The Secret and my son’s diagnosis…
I just want to say “Thank you” to the author Rhonda Byrne for writing this book. I have a somewhat unique life story, and have had many obstacles I have had to overcome in my life. For many years I walked this earth an angry, bitter person, but through sheer willpower and guts I have made many positive changes in my life.
Most recently, my son was put in jail for a crime he committed. He was looking at a lot of time in prison, somewhere between 8-20 years behind bars. To top that off, he noticed a big lump in his leg that was getting bigger every day. After a long six months, they finally sent him to a doctor and the doctor said there was a chance it was Liposarcoma, a rare form of cancer. I was devastated, to say the least. I was sure my son would die in prison! I tried very hard to be a pillar of strength for my family, but was sinking fast into depression.

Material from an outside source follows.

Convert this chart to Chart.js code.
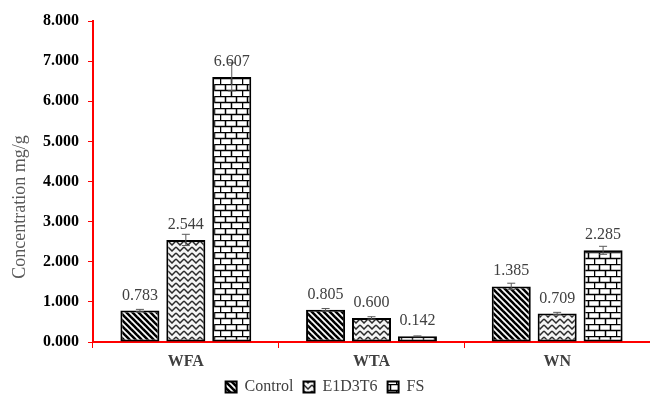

One day, my husband took me to the mountains here in Oregon where I usually find solace. It wasn’t working. I came home and turned on the TV and Rhonda was on Oprah. I began to listen to her. I took notes. I prayed. Immediately, I began to say out loud that I am so glad that my son is healthy. Every time the thought of cancer entered my mind, I stopped and replaced the thought with the opposite thought. My son called the next day to tell me a specialist just told him they think it’s not cancer. I ordered the book for him and bought me a copy. I have done everything it tells me.
My son called Monday to tell me his sentence is only going to be 51 months! More than half what they were actually thinking he would get. The doctor removed the tumor, tested it, and it’s not cancer!
There are so many things that have happened to me and my family since I started doing what Rhonda says! My attitude has changed. People tell me I look different. I know that my dreams will come true, because it’s already been proven to me. I intend to write myself a million dollar check, because several years ago I had a vision of my life and I was prosperous….
Thank you from the bottom of my soul!!!!!!